How Songpyeon Became a Chuseok Staple

  • english.chosun.com

    September 10, 2022 08:43

    Chuseok celebrates the full harvest moon, yet during the holiday, Koreans traditionally eat songpyeon or crescent-shaped rice cakes to make their wishes come true. They are made from newly harvested rice and steamed with pine needles.
    In fact, the rice cakes used to be consumed on many joyous occasions here such as a baby's first 100 days, birthdays and other traditional holidays.
    What really draws people together is the process of making them and sharing them with neighbors, which has imbued them with a collective sense of hallowed tradition.
    /Yonhap
    Now most people buy songpyeon instead of making them at home, which is why the elderly are often heard to grumble that songpyeon do not taste like they used to.
    The rice cakes are usually prepared by kneading rice and filling the dough with sesame seeds, chestnuts and other sweet morsels.

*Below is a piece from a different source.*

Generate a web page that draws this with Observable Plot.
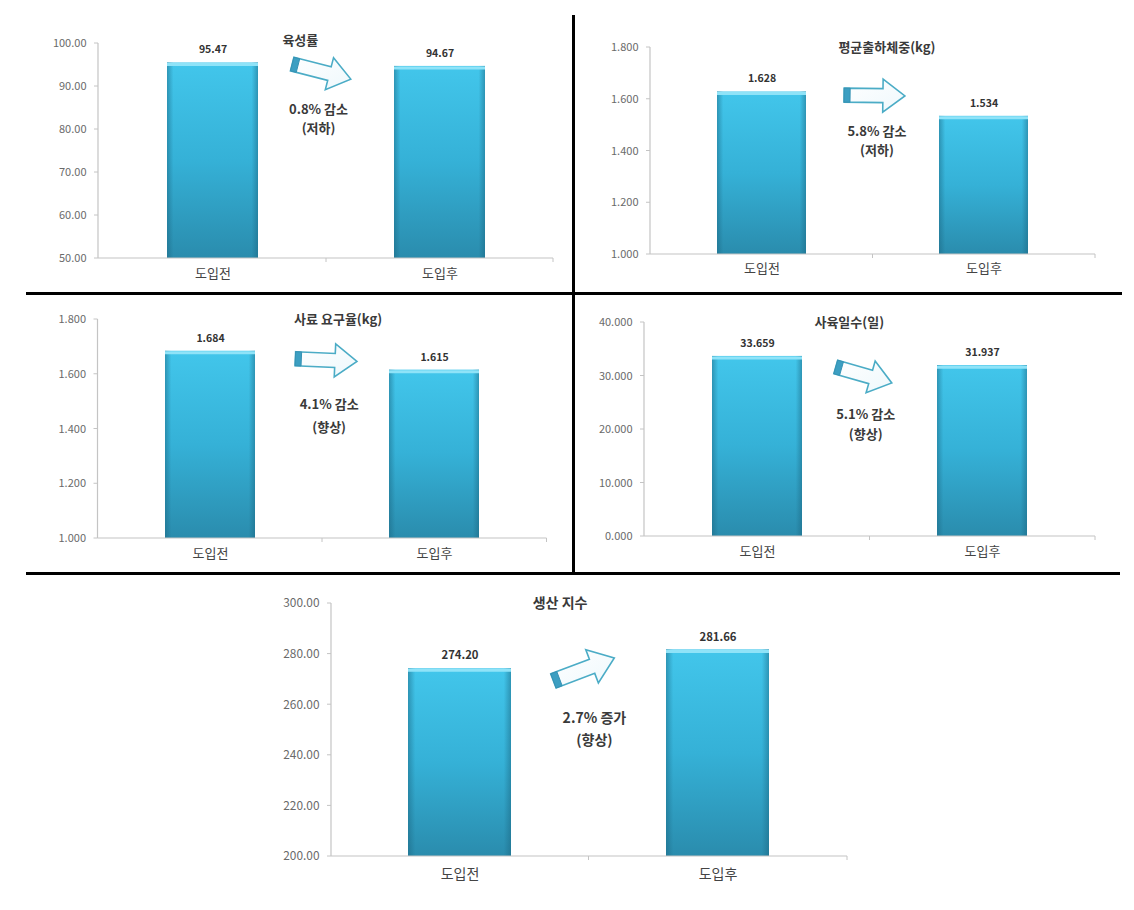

But stores often cut corners.
    Recently, even slightly glutinous bread resembling songpyeon has been offered to customers, and songpyeon come in novelty colors from mixing in pumpkin, berries, black sesame and powdered mugwort and adding red beans, honey, brown sugar and chestnuts. There are even songpyeon containing ice cream.
    Even something as deeply embedded in tradition as songpyeon is changing with the times.